There’s nothing new about that, and nothing new about the wildly varying findings on affirmative action depending on the precise wording. (The NAACP site has a useful compendium of examples of how the wording of poll questions on affirmative action affects the outcome.)
This is why smart politicians have generally taken a position on affirmative action that endorses the concept while avoiding extreme applications and tough cases. It’s no accident that a national debate on the subject in the 1990s that was threatening to create a major conservative wedge issue was tamped down significantly by President Bill Clinton’s famous “mend it, don’t end it” speech of 1995. Sure enough, a TIME/CNN poll conducted shortly after Clinton’s speech found 65% of Americans saying affirmative action programs should be “mended,” and just 24% saying they should be “ended.”
Barack Obama has worked hard to occupy that same safe territory on affirmative action. He’s gone out of his way to suggest that “preferences” should no longer be granted automatically on the basis of race, but he’s also strongly opposed state ballot initiatives that would outlaw affirmative action measures entirely. There’s no particular reason to believe that doesn’t remain the political “sweet spot” on the subject.

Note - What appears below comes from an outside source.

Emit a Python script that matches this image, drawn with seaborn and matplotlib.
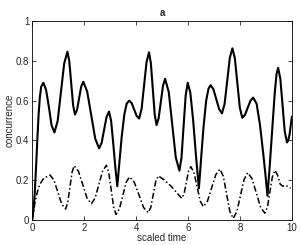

The claim that Obama’s own election dooms affirmative action isn’t well supported in public opinion. The same Quinnipiac survey that’s being cited as showing that Americans don’t like racial preferences also showed that 80% denied Obama’s election made any difference to their views on affirmative action, and of the 18% saying it did, nearly half (8%) said it made it more likely that they’d support affirmative action.
The bottom line is that Ricci shouldn’t be a big factor in the Sotomayor confirmation fight so long as she insists that she was applying well-established precedents in the interpretation of a statute enacted by Congress–i.e., she was far from exerting any sort of “judicial activism” or racial-ethnic point of view, and was just doing her job. President Obama can and should defend her on this point, and both should benefit from his superior positioning on the issue, and the reluctance (political if not ethical) of at least some potential Sotomayor critics to directly attack the first African-American president and the first Latina Justice on baldly racial grounds.